**DIRECTION:**
Without the pictures, output the lines of the material from the very first through the one that holds "import * as".

##### DATASET SECTION #####

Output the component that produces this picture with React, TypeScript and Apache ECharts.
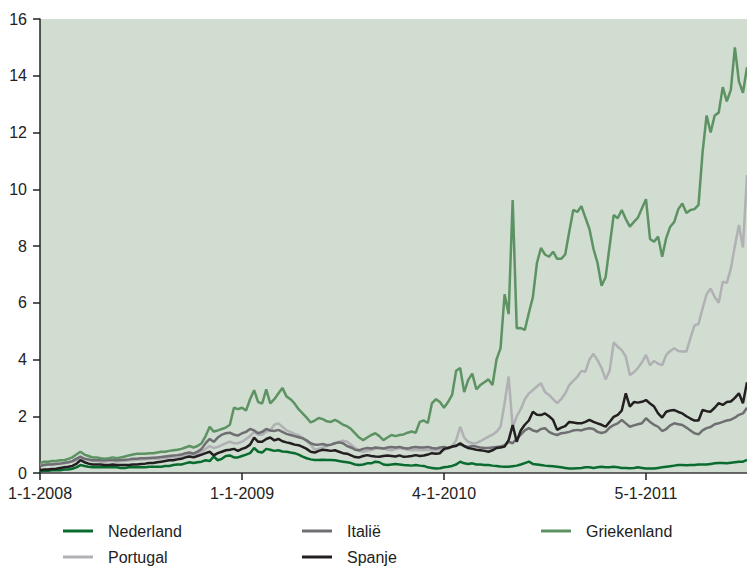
import React, { useEffect, useRef } from "react";
import * as echarts from "echarts";

// Tick labels on the x axis and the sample index at which each one sits
const tickLabels = ["1-1-2008", "1-1-2009", "4-1-2010", "5-1-2011"];
const tickIndex = [0, 50, 100, 150];

const nederland = [
  0.05, 0.08, 0.08, 0.1, 0.1, 0.1, 0.12, 0.12, 0.15, 0.2,
  0.28, 0.25, 0.22, 0.2, 0.2, 0.2, 0.2, 0.2, 0.2, 0.2,
  0.18, 0.18, 0.2, 0.2, 0.2, 0.2, 0.2, 0.22, 0.22, 0.22,
  0.22, 0.25, 0.25, 0.28, 0.3, 0.3, 0.34, 0.38, 0.35, 0.38,
  0.4, 0.45, 0.42, 0.58, 0.45, 0.5, 0.6, 0.62, 0.55, 0.55,
  0.6, 0.65, 0.7, 0.88, 0.75, 0.72, 0.85, 0.82, 0.78, 0.8,
  0.76, 0.75, 0.72, 0.7, 0.65, 0.58, 0.52, 0.48, 0.46, 0.46,
  0.47, 0.46, 0.46, 0.45, 0.42, 0.4, 0.38, 0.35, 0.3, 0.28,
  0.3, 0.34, 0.34, 0.4, 0.38, 0.3, 0.28, 0.3, 0.32, 0.3,
  0.28, 0.27, 0.26, 0.28, 0.26, 0.25, 0.2, 0.18, 0.16, 0.17,
  0.2, 0.22, 0.25, 0.3, 0.4, 0.34, 0.32, 0.34, 0.3, 0.3,
  0.28, 0.28, 0.26, 0.25, 0.23, 0.22, 0.22, 0.24, 0.26, 0.3,
  0.35, 0.4, 0.32, 0.3, 0.28, 0.26, 0.25, 0.24, 0.22, 0.2,
  0.18, 0.16, 0.16, 0.17, 0.18, 0.2, 0.2, 0.18, 0.2, 0.22,
  0.2, 0.2, 0.22, 0.2, 0.18, 0.18, 0.17, 0.18, 0.2, 0.18,
  0.16, 0.16, 0.16, 0.18, 0.2, 0.22, 0.24, 0.26, 0.28, 0.28,
  0.27, 0.28, 0.28, 0.3, 0.3, 0.3, 0.32, 0.34, 0.35, 0.35,
  0.34, 0.36, 0.38, 0.4, 0.4, 0.46,
];

const portugal = [
  0.28, 0.3, 0.32, 0.33, 0.33, 0.35, 0.35, 0.38, 0.4, 0.45,
  0.55, 0.5, 0.45, 0.42, 0.42, 0.4, 0.4, 0.42, 0.42, 0.4,
  0.42, 0.42, 0.45, 0.45, 0.47, 0.48, 0.48, 0.5, 0.5, 0.5,
  0.52, 0.52, 0.55, 0.55, 0.55, 0.58, 0.62, 0.65, 0.62, 0.68,
  0.75, 0.85, 0.95, 0.88, 0.92, 0.98, 1.05, 1.1, 1.05, 1.05,
  1.1, 1.2, 1.3, 1.45, 1.35, 1.35, 1.46, 1.5, 1.7, 1.75,
  1.63, 1.5, 1.45, 1.38, 1.33, 1.25, 1.12, 1.0, 0.82, 0.86,
  0.9, 0.95, 0.99, 1.05, 1.1, 1.14, 1.1, 1.0, 0.88, 0.78,
  0.75, 0.78, 0.81, 0.85, 0.88, 0.86, 0.82, 0.8, 0.84, 0.88,
  0.85, 0.82, 0.8, 0.81, 0.82, 0.8, 0.82, 0.8, 0.8, 0.82,
  0.8, 0.88, 0.95, 1.15, 1.63, 1.25, 1.1, 1.05, 1.05, 1.12,
  1.2, 1.28, 1.35, 1.45, 1.63, 2.46, 3.4, 1.6, 2.0, 2.25,
  2.6, 2.8, 2.92, 3.05, 3.16, 2.85, 2.75, 2.6, 2.46, 2.6,
  2.8, 3.1, 3.25, 3.39, 3.6, 3.57, 4.0, 4.2, 3.98, 3.7,
  3.3, 3.6, 4.6, 4.45, 4.33, 4.1, 3.45, 3.55, 3.7, 3.9,
  4.16, 3.8, 3.95, 3.85, 3.8, 4.16, 4.3, 4.4, 4.3, 4.28,
  4.28, 4.75, 5.2, 5.25, 5.8, 6.3, 6.5, 6.2, 6.0, 6.74,
  6.7, 7.2, 8.0, 8.74, 7.95, 10.5,
];

const italie = [
  0.25, 0.28, 0.3, 0.3, 0.32, 0.33, 0.35, 0.38, 0.42, 0.5,
  0.58, 0.5, 0.48, 0.45, 0.45, 0.45, 0.45, 0.46, 0.46, 0.45,
  0.46, 0.47, 0.48, 0.5, 0.5, 0.52, 0.52, 0.53, 0.54, 0.55,
  0.56, 0.58, 0.6, 0.62, 0.63, 0.65, 0.7, 0.72, 0.68, 0.75,
  0.85, 1.05, 1.2, 1.1, 1.25, 1.35, 1.4, 1.42, 1.35, 1.32,
  1.4, 1.45, 1.55, 1.5, 1.4, 1.45, 1.55, 1.5, 1.48, 1.52,
  1.45, 1.38, 1.34, 1.3, 1.26, 1.22, 1.15, 1.05, 1.0, 1.0,
  1.02, 0.98, 1.0, 1.05, 1.08, 1.05, 0.95, 0.9, 0.82, 0.8,
  0.85, 0.88, 0.86, 0.9, 0.88, 0.86, 0.9, 0.92, 0.9, 0.92,
  0.88, 0.86, 0.9, 0.92, 0.9, 0.9, 0.92, 0.88, 0.86, 0.9,
  0.92, 0.88, 0.92, 0.98, 1.0, 0.95, 0.92, 0.95, 0.93, 0.9,
  0.88, 0.88, 0.9, 0.92, 0.93, 0.98, 1.1, 1.05, 1.2, 1.35,
  1.5, 1.58, 1.5, 1.46, 1.55, 1.58, 1.45, 1.38, 1.34, 1.4,
  1.42, 1.45, 1.5, 1.52, 1.5, 1.55, 1.58, 1.55, 1.45, 1.41,
  1.45, 1.6, 1.69, 1.75, 1.87, 1.75, 1.63, 1.68, 1.72, 1.75,
  1.93, 1.8, 1.7, 1.63, 1.48, 1.55, 1.68, 1.75, 1.72, 1.69,
  1.6, 1.5, 1.4, 1.36, 1.5, 1.58, 1.62, 1.72, 1.75, 1.8,
  1.85, 1.88, 1.95, 2.05, 2.1, 2.3,
];

const spanje = [
  0.1, 0.12, 0.12, 0.14, 0.15, 0.18, 0.2, 0.22, 0.25, 0.32,
  0.45, 0.38, 0.33, 0.3, 0.3, 0.3, 0.28, 0.28, 0.3, 0.28,
  0.28, 0.28, 0.28, 0.3, 0.3, 0.32, 0.33, 0.35, 0.35, 0.38,
  0.4, 0.42, 0.45, 0.45, 0.48, 0.5, 0.55, 0.58, 0.55, 0.6,
  0.65, 0.7, 0.75, 0.62, 0.7, 0.75, 0.8, 0.82, 0.85, 0.78,
  0.85, 0.9, 1.0, 1.25, 1.1, 1.1, 1.2, 1.25, 1.15, 1.2,
  1.12, 1.08, 1.05, 1.0, 0.98, 0.92, 0.85, 0.75, 0.72, 0.78,
  0.82, 0.8, 0.78, 0.8, 0.75, 0.7, 0.68, 0.62, 0.56, 0.55,
  0.6, 0.63, 0.6, 0.58, 0.57, 0.6, 0.62, 0.6, 0.58, 0.62,
  0.57, 0.58, 0.6, 0.63, 0.6, 0.62, 0.65, 0.7, 0.68, 0.7,
  0.85, 0.88, 0.93, 0.95, 1.05, 0.95, 0.88, 0.85, 0.82, 0.8,
  0.78, 0.75, 0.8, 0.88, 0.9, 0.93, 1.16, 1.69, 1.1, 1.5,
  1.7, 1.85, 2.16, 2.05, 2.04, 2.1, 2.0, 1.87, 1.52, 1.6,
  1.65, 1.8, 1.78, 1.75, 1.75, 1.8, 1.87, 1.8, 1.75, 1.7,
  1.63, 1.8, 1.98, 2.05, 2.2, 2.81, 2.34, 2.5, 2.48, 2.51,
  2.57, 2.45, 2.34, 2.1, 1.95, 2.16, 2.2, 2.22, 2.15, 2.1,
  2.0, 1.92, 1.85, 1.85, 2.22, 2.18, 2.16, 2.3, 2.46, 2.4,
  2.5, 2.52, 2.65, 2.81, 2.46, 3.2,
];

const griekenland = [
  0.35, 0.4, 0.4, 0.42, 0.42, 0.45, 0.45, 0.5, 0.55, 0.65,
  0.75, 0.65, 0.6, 0.55, 0.55, 0.52, 0.5, 0.52, 0.55, 0.52,
  0.55, 0.58, 0.62, 0.65, 0.68, 0.68, 0.68, 0.7, 0.7, 0.72,
  0.75, 0.75, 0.78, 0.8, 0.82, 0.85, 0.9, 0.95, 0.9, 0.95,
  1.05, 1.3, 1.63, 1.46, 1.5, 1.55, 1.6, 1.7, 2.3, 2.25,
  2.3, 2.2, 2.6, 2.92, 2.5, 2.45, 2.95, 2.45, 2.6, 2.8,
  3.0, 2.7, 2.6, 2.45, 2.25, 2.1, 1.95, 1.78, 1.85, 1.94,
  1.9, 1.82, 1.8, 1.87, 1.8, 1.7, 1.65, 1.55, 1.4, 1.25,
  1.16, 1.25, 1.34, 1.4, 1.3, 1.16, 1.25, 1.34, 1.3, 1.34,
  1.36, 1.42, 1.46, 1.42, 1.8, 1.85, 1.76, 2.45, 2.6, 2.5,
  2.3, 2.5, 2.75, 3.6, 3.7, 2.85, 3.28, 3.5, 2.95, 3.1,
  3.2, 3.3, 3.1, 4.0, 4.4, 6.3, 5.6, 9.62, 5.1, 5.11,
  5.04, 5.64, 6.2, 7.4, 7.93, 7.7, 7.62, 7.8, 7.55, 7.55,
  7.7, 8.5, 9.27, 9.2, 9.4, 9.0, 8.6, 7.9, 7.4, 6.6,
  6.9, 8.0, 9.09, 8.98, 9.27, 8.95, 8.68, 8.85, 9.0, 9.33,
  9.65, 8.25, 8.15, 8.33, 7.62, 8.28, 8.68, 8.85, 9.3, 9.5,
  9.16, 9.27, 9.3, 9.45, 11.3, 12.6, 12.0, 12.6, 12.7, 13.6,
  13.1, 13.5, 15.0, 13.8, 13.4, 14.3,
];

const seriesNames = ["Nederland", "Portugal", "Italië", "Spanje", "Griekenland"];
const seriesData = [nederland, portugal, italie, spanje, griekenland];
const seriesColors = ["#0a6b2f", "#b1b0b5", "#6f6e72", "#231f20", "#5d9263"];

// legend layout: [name, left, top]
const legendPlaces: [string, number, number][] = [
  ["Nederland", 63, 521],
  ["Italië", 302, 521],
  ["Griekenland", 541, 521],
  ["Portugal", 63, 547],
  ["Spanje", 302, 547],
];

const FONT = "'Liberation Sans', Arial, Helvetica, sans-serif";

export default function App() {
  const ref = useRef<HTMLDivElement>(null);
  useEffect(() => {
    if (!ref.current) return;
    const chart = echarts.init(ref.current, undefined, { renderer: "svg" });
    const categories = nederland.map((_, i) => String(i));
    const labelMap: Record<number, string> = {};
    tickIndex.forEach((ti, k) => (labelMap[ti] = tickLabels[k]));
    chart.setOption({
      animation: false,
      backgroundColor: "#ffffff",
      textStyle: { fontFamily: FONT },
      grid: {
        left: 40,
        right: 0,
        top: 19,
        bottom: 93,
        show: true,
        backgroundColor: "#d0ddd0",
        borderWidth: 0,
      },
      xAxis: {
        type: "category",
        data: categories,
        boundaryGap: false,
        axisLine: { lineStyle: { color: "#3a3a3a", width: 1.5 } },
        axisTick: {
          show: true,
          interval: (idx: number) => labelMap[idx] !== undefined,
          length: 7,
          lineStyle: { color: "#222", width: 1.5 },
        },
        axisLabel: {
          interval: (idx: number) => labelMap[idx] !== undefined,
          formatter: (_v: string, idx: number) => labelMap[idx] ?? "",
          color: "#222",
          fontSize: 16,
          fontFamily: FONT,
          margin: 12,
        },
        splitLine: { show: false },
      },
      yAxis: {
        type: "value",
        min: 0,
        max: 16,
        interval: 2,
        axisLine: { show: true, lineStyle: { color: "#222", width: 1.5 } },
        axisTick: { show: true, length: 7, lineStyle: { color: "#222", width: 1.5 } },
        axisLabel: { color: "#222", fontSize: 16, fontFamily: FONT, margin: 13 },
        splitLine: { show: false },
      },
      legend: legendPlaces.map(([name, left, top]) => ({
        data: [name],
        left,
        top,
        icon: "rect",
        itemWidth: 30,
        itemHeight: 3,
        padding: 0,
        textStyle: {
          color: "#222",
          fontSize: 16,
          fontFamily: FONT,
          lineHeight: 20,
          padding: [0, 0, 0, 10],
        },
      })),
      series: seriesNames.map((name, k) => ({
        name,
        type: "line",
        data: seriesData[k],
        symbol: "none",
        smooth: false,
        lineStyle: { color: seriesColors[k], width: 2.5 },
        itemStyle: { color: seriesColors[k] },
      })),
    });
    return () => chart.dispose();
  }, []);
  return (
    <div
      ref={ref}
      style={{ position: "fixed", left: 0, top: 0, width: 747, height: 566 }}
    />
  );
}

#####

**THE REPLY:**
Output the component that produces this picture with React, TypeScript and Apache ECharts.
import React, { useEffect, useRef } from "react";
import * as echarts from "echarts";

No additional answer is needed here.